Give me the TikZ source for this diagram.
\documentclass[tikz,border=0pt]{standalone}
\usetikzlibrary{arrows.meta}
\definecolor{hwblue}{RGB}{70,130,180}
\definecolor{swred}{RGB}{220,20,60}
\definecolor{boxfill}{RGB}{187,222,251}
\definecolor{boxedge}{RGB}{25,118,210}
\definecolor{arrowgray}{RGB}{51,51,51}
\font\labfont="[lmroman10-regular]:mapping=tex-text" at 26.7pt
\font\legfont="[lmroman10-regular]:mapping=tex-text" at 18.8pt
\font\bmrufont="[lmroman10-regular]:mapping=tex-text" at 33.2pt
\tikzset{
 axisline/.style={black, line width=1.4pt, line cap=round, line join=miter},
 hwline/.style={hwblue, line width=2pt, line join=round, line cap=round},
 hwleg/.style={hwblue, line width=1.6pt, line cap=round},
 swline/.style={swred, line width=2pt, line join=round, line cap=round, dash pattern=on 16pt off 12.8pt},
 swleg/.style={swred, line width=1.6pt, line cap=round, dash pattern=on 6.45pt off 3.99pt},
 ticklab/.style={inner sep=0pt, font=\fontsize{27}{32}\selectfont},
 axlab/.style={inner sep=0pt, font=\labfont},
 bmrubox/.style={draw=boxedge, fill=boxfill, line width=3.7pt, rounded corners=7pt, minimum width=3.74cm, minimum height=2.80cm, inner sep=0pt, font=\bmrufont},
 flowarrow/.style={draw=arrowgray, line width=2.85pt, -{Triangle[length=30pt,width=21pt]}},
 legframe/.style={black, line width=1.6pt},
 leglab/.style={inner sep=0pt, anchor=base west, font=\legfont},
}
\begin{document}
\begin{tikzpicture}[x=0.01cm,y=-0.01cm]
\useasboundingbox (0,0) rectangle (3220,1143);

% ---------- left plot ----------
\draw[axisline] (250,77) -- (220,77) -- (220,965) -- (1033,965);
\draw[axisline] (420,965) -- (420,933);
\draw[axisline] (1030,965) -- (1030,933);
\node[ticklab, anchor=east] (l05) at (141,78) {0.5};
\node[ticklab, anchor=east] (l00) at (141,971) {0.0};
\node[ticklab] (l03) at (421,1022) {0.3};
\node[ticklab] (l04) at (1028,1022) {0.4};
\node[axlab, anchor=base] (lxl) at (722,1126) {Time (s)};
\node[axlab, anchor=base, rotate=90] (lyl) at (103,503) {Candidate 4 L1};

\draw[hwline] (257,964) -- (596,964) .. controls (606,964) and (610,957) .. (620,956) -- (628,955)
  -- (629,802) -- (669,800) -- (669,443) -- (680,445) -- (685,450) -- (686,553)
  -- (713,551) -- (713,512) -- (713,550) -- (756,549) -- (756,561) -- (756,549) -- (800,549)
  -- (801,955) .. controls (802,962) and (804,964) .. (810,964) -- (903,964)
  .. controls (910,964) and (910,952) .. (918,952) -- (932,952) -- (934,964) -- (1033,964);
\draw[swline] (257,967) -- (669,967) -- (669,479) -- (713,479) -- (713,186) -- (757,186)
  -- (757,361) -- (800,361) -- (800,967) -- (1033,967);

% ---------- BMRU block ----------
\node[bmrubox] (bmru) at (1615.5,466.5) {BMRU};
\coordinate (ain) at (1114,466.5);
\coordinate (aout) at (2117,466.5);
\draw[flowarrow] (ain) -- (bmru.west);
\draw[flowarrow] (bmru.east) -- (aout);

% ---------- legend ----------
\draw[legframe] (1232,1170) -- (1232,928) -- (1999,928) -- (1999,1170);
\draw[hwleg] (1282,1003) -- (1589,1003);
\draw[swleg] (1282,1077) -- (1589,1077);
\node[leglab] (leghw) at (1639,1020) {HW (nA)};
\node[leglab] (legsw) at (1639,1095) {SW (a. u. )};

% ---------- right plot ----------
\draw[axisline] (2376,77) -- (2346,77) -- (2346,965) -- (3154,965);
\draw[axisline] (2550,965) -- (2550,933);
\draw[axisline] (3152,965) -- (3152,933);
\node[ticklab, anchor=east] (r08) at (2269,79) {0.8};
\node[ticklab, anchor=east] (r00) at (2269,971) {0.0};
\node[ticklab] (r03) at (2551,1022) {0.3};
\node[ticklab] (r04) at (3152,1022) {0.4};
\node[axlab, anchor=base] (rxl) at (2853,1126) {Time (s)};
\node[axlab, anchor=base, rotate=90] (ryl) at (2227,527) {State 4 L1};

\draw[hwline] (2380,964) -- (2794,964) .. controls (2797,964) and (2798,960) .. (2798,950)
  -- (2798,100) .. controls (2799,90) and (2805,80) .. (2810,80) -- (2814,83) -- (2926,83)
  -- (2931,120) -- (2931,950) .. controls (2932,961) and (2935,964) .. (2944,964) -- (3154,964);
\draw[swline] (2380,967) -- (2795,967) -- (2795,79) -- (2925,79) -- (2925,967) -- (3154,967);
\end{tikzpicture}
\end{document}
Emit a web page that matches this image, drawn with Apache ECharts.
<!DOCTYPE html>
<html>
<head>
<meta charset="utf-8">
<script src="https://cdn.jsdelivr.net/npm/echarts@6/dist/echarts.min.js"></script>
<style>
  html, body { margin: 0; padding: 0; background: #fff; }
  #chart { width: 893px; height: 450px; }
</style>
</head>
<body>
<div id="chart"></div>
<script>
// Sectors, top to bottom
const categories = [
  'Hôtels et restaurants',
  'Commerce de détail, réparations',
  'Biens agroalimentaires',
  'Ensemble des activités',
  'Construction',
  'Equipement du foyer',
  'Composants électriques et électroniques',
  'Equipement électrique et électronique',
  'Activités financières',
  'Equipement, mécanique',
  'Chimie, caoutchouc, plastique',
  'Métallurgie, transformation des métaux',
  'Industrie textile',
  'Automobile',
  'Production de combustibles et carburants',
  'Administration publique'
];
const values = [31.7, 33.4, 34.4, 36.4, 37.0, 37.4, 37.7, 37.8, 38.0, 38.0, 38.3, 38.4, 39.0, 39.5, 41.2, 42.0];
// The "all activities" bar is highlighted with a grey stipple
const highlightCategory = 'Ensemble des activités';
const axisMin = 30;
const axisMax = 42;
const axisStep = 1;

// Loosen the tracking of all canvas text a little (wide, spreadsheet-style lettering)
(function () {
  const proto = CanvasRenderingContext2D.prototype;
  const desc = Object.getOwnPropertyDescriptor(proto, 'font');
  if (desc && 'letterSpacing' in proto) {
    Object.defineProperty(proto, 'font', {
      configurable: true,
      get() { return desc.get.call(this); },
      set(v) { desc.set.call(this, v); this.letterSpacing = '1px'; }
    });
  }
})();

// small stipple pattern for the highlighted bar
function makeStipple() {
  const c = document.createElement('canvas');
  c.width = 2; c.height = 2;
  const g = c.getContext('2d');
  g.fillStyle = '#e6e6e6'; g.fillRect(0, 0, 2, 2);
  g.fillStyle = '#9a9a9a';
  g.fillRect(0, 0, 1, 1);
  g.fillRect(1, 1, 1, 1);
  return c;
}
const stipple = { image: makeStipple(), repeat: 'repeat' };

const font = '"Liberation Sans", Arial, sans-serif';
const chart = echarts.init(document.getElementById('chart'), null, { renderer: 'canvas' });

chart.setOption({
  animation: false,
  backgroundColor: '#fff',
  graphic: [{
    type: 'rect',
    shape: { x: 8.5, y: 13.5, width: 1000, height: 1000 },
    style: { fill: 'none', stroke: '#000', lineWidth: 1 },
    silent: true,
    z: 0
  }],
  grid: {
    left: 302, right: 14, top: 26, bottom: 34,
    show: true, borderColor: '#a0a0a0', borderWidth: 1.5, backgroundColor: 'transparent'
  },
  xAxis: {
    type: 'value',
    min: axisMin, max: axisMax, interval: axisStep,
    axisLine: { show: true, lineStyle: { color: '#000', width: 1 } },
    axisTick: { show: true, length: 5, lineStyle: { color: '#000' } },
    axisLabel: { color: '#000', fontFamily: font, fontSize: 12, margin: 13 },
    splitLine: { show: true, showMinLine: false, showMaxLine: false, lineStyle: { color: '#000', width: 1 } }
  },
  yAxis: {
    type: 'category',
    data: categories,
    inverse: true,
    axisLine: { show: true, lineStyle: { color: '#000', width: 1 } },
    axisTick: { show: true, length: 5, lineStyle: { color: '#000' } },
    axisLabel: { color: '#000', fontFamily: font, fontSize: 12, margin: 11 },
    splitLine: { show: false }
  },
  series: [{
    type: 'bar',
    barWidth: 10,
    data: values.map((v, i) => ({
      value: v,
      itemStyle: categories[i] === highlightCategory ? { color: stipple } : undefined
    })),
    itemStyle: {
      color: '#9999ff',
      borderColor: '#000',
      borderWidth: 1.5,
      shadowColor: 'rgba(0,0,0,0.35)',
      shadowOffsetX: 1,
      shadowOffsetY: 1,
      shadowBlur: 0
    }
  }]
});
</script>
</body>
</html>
######
- _Task requirements_: For the entries shown above, give the number of lines that include the word "this", without any other text.

- _The answer_: 4